For multiple variable cases, the expression $B_{m}(\mathbf {x})$ in (3) can also incorporate interactions between predictors. The interaction terms are created in MARS by multiplying an existing BF with a truncated linear function involving a new variable. Hence, product of two BFs produces a result which is nonzero only over the space of predictors where both components are nonzero. In Fig. 2, the form of the function $B(x_{1,}x_{2})$ resulted from the multiplication of two piecewise linear functions $(x_{1}+0.5)_{+}$ and $(x_{2}+1)_{+}$ is illustrated.

An example of MARS models built by piecewise linear and cubic splines for a two-dimensional noise-free function given by

$$\begin{aligned} y=f(x_{1},x_{2})=\mathrm{sin}(2\pi x_{1})\, \mathrm{cos}(1.25\pi x_{2}) \end{aligned}$$

(4)

are shown in Fig. 3a, b, respectively. The regression surface is build by using only nonzero components which locally obtained from the product of two BFs only when they are needed (Hastie et al. 2001).

2.1 Traditional model selection in MARS with GCV

MARS builds a model by searching over all combinations of the variables and all values of each variable as the candidate knots through an adaptive procedure including a two-stage process: forward selection and backward elimination.

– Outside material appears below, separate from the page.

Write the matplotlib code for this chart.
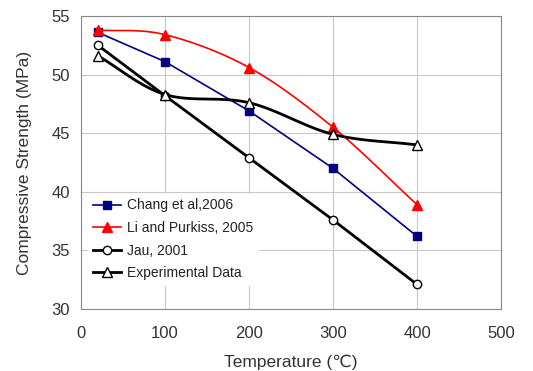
import numpy as np
import matplotlib
matplotlib.use('Agg')
import matplotlib.pyplot as plt

plt.rcParams['font.family'] = ['Liberation Sans', 'DejaVu Sans']

temps = [20, 100, 200, 300, 400]
chang = [53.6, 51.1, 46.9, 42.0, 36.2]
li_purkiss = [53.8, 53.4, 50.6, 45.5, 38.9]
jau = [52.5, 48.2, 42.9, 37.6, 32.1]
experimental = [51.6, 48.3, 47.6, 44.9, 44.0]


def smooth(x, y, n=30):
    # Catmull-Rom through the points, like Excel's "smoothed line"
    x = np.asarray(x, float)
    y = np.asarray(y, float)
    px = np.concatenate([[2 * x[0] - x[1]], x, [2 * x[-1] - x[-2]]])
    py = np.concatenate([[2 * y[0] - y[1]], y, [2 * y[-1] - y[-2]]])
    xs, ys = [], []
    for i in range(1, len(px) - 2):
        t = np.linspace(0, 1, n)
        for arr, out in ((px, xs), (py, ys)):
            p0, p1, p2, p3 = arr[i - 1], arr[i], arr[i + 1], arr[i + 2]
            out.extend(0.5 * ((2 * p1) + (-p0 + p2) * t
                              + (2 * p0 - 5 * p1 + 4 * p2 - p3) * t ** 2
                              + (-p0 + 3 * p1 - 3 * p2 + p3) * t ** 3))
    return xs, ys


fig = plt.figure(figsize=(5.33, 3.71), dpi=100)
ax = fig.add_axes([0.152, 0.167, 0.788, 0.79])

ax.plot(temps, chang, color='#000080', lw=1.2)
ax.plot(temps, chang, 's', color='#000080', ms=6)
sx, sy = smooth(temps, li_purkiss)
ax.plot(sx, sy, color='#ff0000', lw=1.2)
ax.plot(temps, li_purkiss, '^', color='#ff0000', ms=7)
ax.plot(temps, jau, color='black', lw=2, marker='o', ms=6, mfc='white', mec='black', mew=1)
sx, sy = smooth(temps, experimental)
ax.plot(sx, sy, color='black', lw=2)
ax.plot(temps, experimental, '^', ms=7, mfc='white', mec='black', mew=1)

# legend proxies
h1, = ax.plot([], [], color='#000080', lw=1.2, marker='s', ms=6)
h2, = ax.plot([], [], color='#ff0000', lw=1.2, marker='^', ms=7)
h3, = ax.plot([], [], color='black', lw=2, marker='o', ms=6, mfc='white', mew=1)
h4, = ax.plot([], [], color='black', lw=2, marker='^', ms=7, mfc='white', mew=1)
leg = ax.legend([h1, h2, h3, h4],
                ['Chang et al,2006', 'Li and Purkiss, 2005', 'Jau, 2001', 'Experimental Data'],
                loc='lower left', bbox_to_anchor=(0.0, 0.058), frameon=True, fancybox=False,
                edgecolor='white', framealpha=1, fontsize=10, handlelength=2.0,
                handletextpad=0.45, labelspacing=0.62, borderpad=0.35)
for t in leg.get_texts():
    t.set_color('#222222')

ax.set_xlim(0, 500)
ax.set_ylim(30, 55)
ax.set_xticks(range(0, 501, 100))
ax.set_yticks(range(30, 56, 5))
ax.grid(True, color='#c8c8c8', lw=0.8)
ax.set_axisbelow(True)
for s in ax.spines.values():
    s.set_color('#888888')
ax.tick_params(length=0, labelsize=12, colors='#333333')
ax.tick_params(axis='x', pad=12)
ax.tick_params(axis='y', pad=8)
ax.set_xlabel('Temperature (\u2103)', fontsize=12.5, color='#333333')
ax.set_ylabel('Compressive Strength (MPa)', fontsize=12.5, color='#333333')
ax.xaxis.set_label_coords(0.5, -0.155)
ax.yaxis.set_label_coords(-0.117, 0.5)

fig.savefig('out.png', dpi=100)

In the forward step, the algorithm starts with a model consisting of intercept term, $\beta _{0}$ and then the reflected pairs that give the maximum reduction in sum-of-squares residual error are added to the model iteratively until the maximum number of terms specified by the user is reached. Each new BF consists of a term already in the model multiplied with a new truncated linear function. At the end of this step, a large model typically overfitting the data is obtained. Figure 4a illustrates a simple example of how MARS would attempt to fit data during the forward step in a two dimension space using piecewise linear regression splines.

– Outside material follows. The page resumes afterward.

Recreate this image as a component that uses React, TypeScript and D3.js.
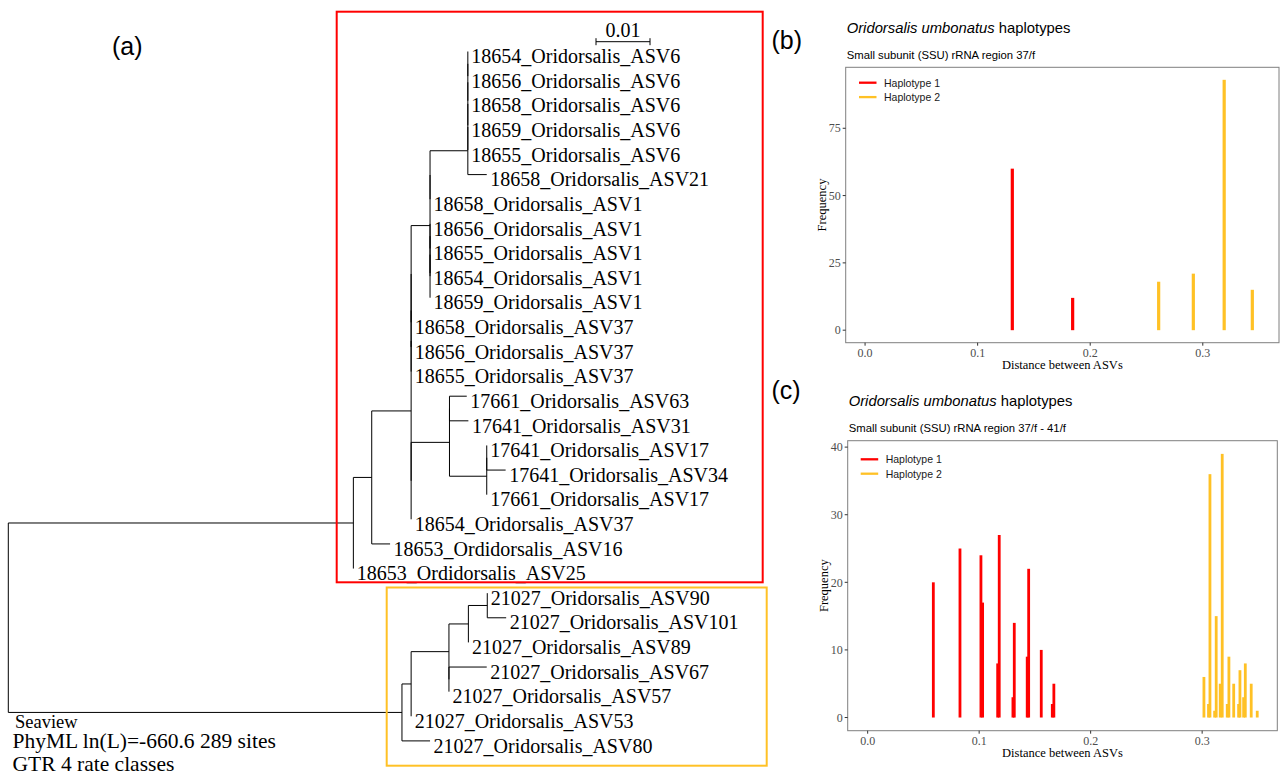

Following the forward-step, a backward elimination is implemented to refine the model fitting process. In this pruning step, the BFs contributing less to the model are eliminated step by step through modified GCV (Craven and Wahba 1979) until the best submodel is found. GCV depends on the idea of minimizing the average-squared residuals of the fit of the model given by

$$\begin{aligned} GCV(M)=\frac{1}{n}\frac{\sum _{i=1}^{n}\left( y_{i}-\hat{f}_{M}(\mathbf {x}_{i})\right) ^{2}}{\left( 1-P(M)^{*}/n\right) ^{2}}, \end{aligned}$$

(5)

where, $y_{i}$ is the ith observed response value; $\hat{f}_{M}(x_{i})$ is the fitted response value obtained for the ith observed predictor vector, $\mathbf {x}_{i}=(x_{i1},\ldots ,x_{ip})^{T},\, i=(1,..,n)$, $n$ is the number of observations, and $M$ represents the maximum number of BFs in the model.

In general, $P(M)$ is calculated by

$$\begin{aligned} P(M)=\textit{trace}\left( \mathbf {B}(\mathbf {B}^{T}\mathbf {B})^{-1}\mathbf {B}^{T}\right) +1 \end{aligned}$$

(6)

and it represents the cost penalty measure of a model, when there are $M$ BFs in the model (Friedman 1991). In (6), $\mathbf {B}$ denotes the matrix of BFs with dimension $M\times n$.

Further, $P(M)$ in (6) represents the effective number of parameters which is a penalty measure for complexity. A modified form of $P(M)$ is used in the current MARS algorithm which is $P(M)^{*}=P(M)+dM$, where $M$ is the number non-constant BFs in the MARS model. Note that, for an additive model, $d$ is taken to be two, while it is taken to be three for an interaction model (Friedman 1991; Hastie et al. 2001). If the value of $P(M)$ is small, a large model including too many BFs is built. Otherwise, a smaller model is obtained. For a simple model with less lack-of-fit, the model with minimum GCV is chosen.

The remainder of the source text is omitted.